The peer comparison says the market is not under-pricing Ginkgo on cash flow; it is fairly pricing it as a contracting platform with a finite cash runway. A re-rating requires DNA to start growing again, full stop.


9. What to Watch in the Financials

metric why_it_matters latest_value better worse where_to_check
Cell Engineering quarterly revenue The only durable revenue stream after biosecurity divestiture. $19.5M (1Q26) $35M+/qtr signals stabilization <$25M extends decline 10-Q segment table
Operating cash burn Sets the survival window vs the $423M cash balance. -$171M (FY2025) <-$120M run-rate >-$200M Cash flow statement
Cash & equivalents Direct runway indicator vs $417M convertible due 2027. $423M (FY2025) Stable q/q Falls below $350M Balance sheet
Convertible note plan $413M of converts coming due; refinancing terms determine dilution. $413M outstanding Refinanced at par with low coupon Equity exchange at distressed terms 10-Q/8-K filings
SBC as % of revenue A 48% SBC-to-revenue ratio means non-cash dilution is structural. 48% (FY2025) <30% >50% Cash flow statement
Gross margin Tells you whether unit economics are intact even as scale slips. 72% (FY2025) >75% <65% Income statement
Shares outstanding Dilution is the silent return-killer. 59.6M (Q1 FY26) <60M flat >65M by year-end Cover of 10-Q
New programs (KPI) Forward-looking demand signal for Cell Engineering. 52 (FY2024) >70 <40 Q4 earnings deck
Biosecurity divestiture proceeds One-time cash event that can extend runway. Pending $50M+ cash <$10M, write-down 8-K, 10-Q

What the financials confirm. The accounting losses are increasingly real cash losses now that SBC has come down from $1.9B founder-grant levels to ~$80M. Cost discipline is happening — opex fell ~50% over three years — but not fast enough to outrun a 64% revenue decline. The balance sheet is no longer a fortress: net debt is effectively zero, and the cash buffer roughly equals the convertible note balance.
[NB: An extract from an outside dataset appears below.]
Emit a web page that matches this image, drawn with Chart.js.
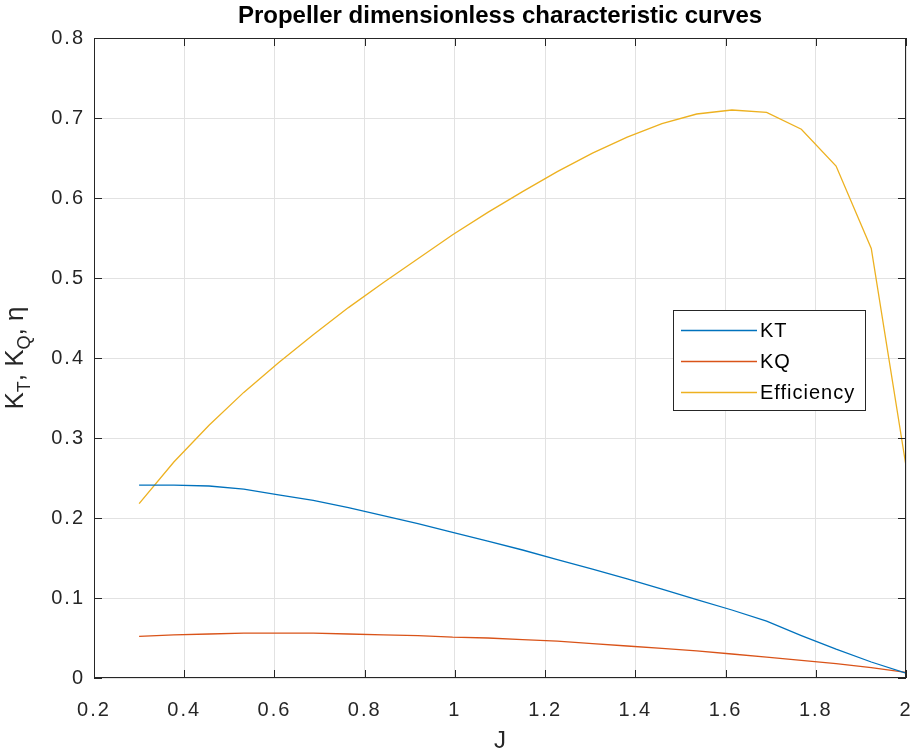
<!DOCTYPE html>
<html>
<head>
<meta charset="utf-8">
<script src="https://cdn.jsdelivr.net/npm/chart.js@4.4.1/dist/chart.umd.min.js"></script>
<style>
  html, body { margin: 0; padding: 0; background: #fff; }
  #wrap { width: 910px; height: 756px; position: relative; }
</style>
</head>
<body>
<div id="wrap"><canvas id="myChart"></canvas></div>
<script>
// advance ratio J
var J = [0.300, 0.377, 0.455, 0.532, 0.609, 0.686, 0.764, 0.841, 0.918, 0.995, 1.073, 1.150,
         1.227, 1.305, 1.382, 1.459, 1.536, 1.614, 1.691, 1.768, 1.845, 1.923, 2.000];
var KT = [0.241, 0.241, 0.240, 0.236, 0.229, 0.222, 0.213, 0.203, 0.193, 0.182, 0.171, 0.160,
          0.148, 0.136, 0.124, 0.111, 0.098, 0.085, 0.071, 0.053, 0.036, 0.020, 0.006];
var KQ = [0.052, 0.054, 0.055, 0.056, 0.056, 0.056, 0.055, 0.054, 0.053, 0.051, 0.050, 0.048,
          0.046, 0.043, 0.040, 0.037, 0.034, 0.030, 0.026, 0.022, 0.018, 0.013, 0.007];
var efficiency = [0.218, 0.270, 0.316, 0.357, 0.394, 0.429, 0.463, 0.494, 0.524, 0.554, 0.582, 0.608,
                  0.633, 0.656, 0.676, 0.693, 0.705, 0.710, 0.707, 0.686, 0.640, 0.537, 0.265];
var seriesNames = ['KT', 'KQ', 'Efficiency'];
var seriesColors = ['#0072BD', '#D95319', '#EDB120'];
var xTicks = [0.2, 0.4, 0.6, 0.8, 1, 1.2, 1.4, 1.6, 1.8, 2];
var yTicks = [0, 0.1, 0.2, 0.3, 0.4, 0.5, 0.6, 0.7, 0.8];

function pts(ys) {
  return J.map(function(x, i) { return {x: x, y: ys[i]}; });
}

var axisColor = '#262626';
var fontFam = '"Liberation Sans", Arial, Helvetica, sans-serif';

// wider letter spacing for the tick labels (matlab look)
var spacing = {
  id: 'spacing',
  beforeDraw: function(chart) { chart.ctx.letterSpacing = '2px'; }
};

// frame, ticks, titles and the legend box
var decor = {
  id: 'decor',
  afterDraw: function(chart) {
    var c = chart.ctx, a = chart.chartArea;
    var xs = chart.scales.x, ys = chart.scales.y;
    c.save();
    c.letterSpacing = '0px';
    c.strokeStyle = axisColor;
    c.lineWidth = 1;
    c.strokeRect(a.left + 0.5, a.top + 0.5, a.right - a.left - 1, a.bottom - a.top - 1);
    c.beginPath();
    xTicks.forEach(function(t) {
      var px = Math.round(xs.getPixelForValue(t)) + 0.5;
      c.moveTo(px, a.bottom); c.lineTo(px, a.bottom - 8);
      c.moveTo(px, a.top); c.lineTo(px, a.top + 8);
    });
    yTicks.forEach(function(t) {
      var py = Math.round(ys.getPixelForValue(t)) + 0.5;
      c.moveTo(a.left, py); c.lineTo(a.left + 8, py);
      c.moveTo(a.right, py); c.lineTo(a.right - 8, py);
    });
    c.stroke();

    // title
    c.fillStyle = '#000';
    c.font = 'bold 24px ' + fontFam;
    c.textAlign = 'center';
    c.textBaseline = 'middle';
    c.fillText('Propeller dimensionless characteristic curves', (a.left + a.right) / 2, 16);

    // x label
    c.fillStyle = axisColor;
    c.font = '24px ' + fontFam;
    c.fillText('J', (a.left + a.right) / 2, 741);

    // y label with subscripts
    c.save();
    c.translate(23, (a.top + a.bottom) / 2);
    c.rotate(-Math.PI / 2);
    var parts = [['K', 0], ['T', 1], [', K', 0], ['Q', 1], [', ', 0], ['\u03b7', 0]];
    var total = 0;
    parts.forEach(function(p) {
      c.font = (p[1] ? '18px ' : '26px ') + fontFam;
      total += c.measureText(p[0]).width;
    });
    var cx = -total / 2;
    c.textAlign = 'left';
    c.textBaseline = 'alphabetic';
    parts.forEach(function(p) {
      c.font = (p[1] ? '18px ' : '26px ') + fontFam;
      c.fillText(p[0], cx, p[1] ? 7 : 0);
      cx += c.measureText(p[0]).width;
    });
    c.restore();

    // legend
    var lx = 673, ly = 310, lw = 192, lh = 100;
    c.fillStyle = '#fff';
    c.fillRect(lx, ly, lw, lh);
    c.strokeStyle = axisColor;
    c.strokeRect(lx + 0.5, ly + 0.5, lw, lh);
    c.font = '20px ' + fontFam;
    c.letterSpacing = '1px';
    c.textAlign = 'left';
    c.textBaseline = 'middle';
    chart.data.datasets.forEach(function(ds, i) {
      var yy = ly + 20 + i * 31;
      c.strokeStyle = ds.borderColor;
      c.lineWidth = 1.3;
      c.beginPath();
      c.moveTo(lx + 8, yy + 0.5); c.lineTo(lx + 84, yy + 0.5);
      c.stroke();
      c.fillStyle = '#000';
      c.fillText(ds.label, lx + 87, yy + 1);
    });
    c.restore();
  }
};

var ctx = document.getElementById('myChart');
var myChart = new Chart(ctx, {
  type: 'line',
  data: {
    datasets: [
      {label: seriesNames[0], data: pts(KT), borderColor: seriesColors[0]},
      {label: seriesNames[1], data: pts(KQ), borderColor: seriesColors[1]},
      {label: seriesNames[2], data: pts(efficiency), borderColor: seriesColors[2]}
    ]
  },
  options: {
    responsive: true,
    maintainAspectRatio: false,
    animation: false,
    devicePixelRatio: 1,
    layout: {padding: {top: 38, right: 4, left: 0, bottom: 0}},
    elements: {
      point: {radius: 0},
      line: {borderWidth: 1.3, tension: 0, fill: false}
    },
    plugins: {legend: {display: false}, title: {display: false}, tooltip: {enabled: false}},
    scales: {
      x: {
        type: 'linear', min: 0.2, max: 2.0,
        afterFit: function(s) { s.height = 78; s.paddingLeft = 0; s.paddingRight = 0; },
        afterBuildTicks: function(s) { s.ticks = xTicks.map(function(v) { return {value: v}; }); },
        grid: {color: '#e2e2e2', drawTicks: false},
        border: {display: false},
        ticks: {
          padding: 20, color: axisColor, maxRotation: 0,
          font: {family: fontFam, size: 20},
          callback: function(v) { return String(+v.toFixed(1)); }
        }
      },
      y: {
        type: 'linear', min: 0, max: 0.8,
        afterFit: function(s) { s.width = 94; s.paddingTop = 0; s.paddingBottom = 0; },
        afterBuildTicks: function(s) { s.ticks = yTicks.map(function(v) { return {value: v}; }); },
        grid: {color: '#e2e2e2', drawTicks: false},
        border: {display: false},
        ticks: {
          padding: 9, color: axisColor,
          font: {family: fontFam, size: 20},
          callback: function(v) { return String(+v.toFixed(1)); }
        }
      }
    }
  },
  plugins: [spacing, decor]
});
</script>
</body>
</html>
What they contradict. The "platform that gets cheaper to run as it scales" thesis is not visible in the numbers. Cell Engineering has been segment-loss-making in every year reported, and the most recent quarter (1Q26) is the lowest quarterly revenue print in over five years. The 80% gross margin is real, but it doesn't matter if revenue does not scale into the opex base.

The first financial metric to watch is Q2 FY2026 Cell Engineering revenue. A bounce from $19.5M back toward $35–40M would suggest Q1 was a milestone-driven trough and analyst guidance of ~$159M for FY2026 is achievable. A second sub-$25M print would mark the platform business toward a melt-down trajectory and put the convertible refinancing in serious doubt.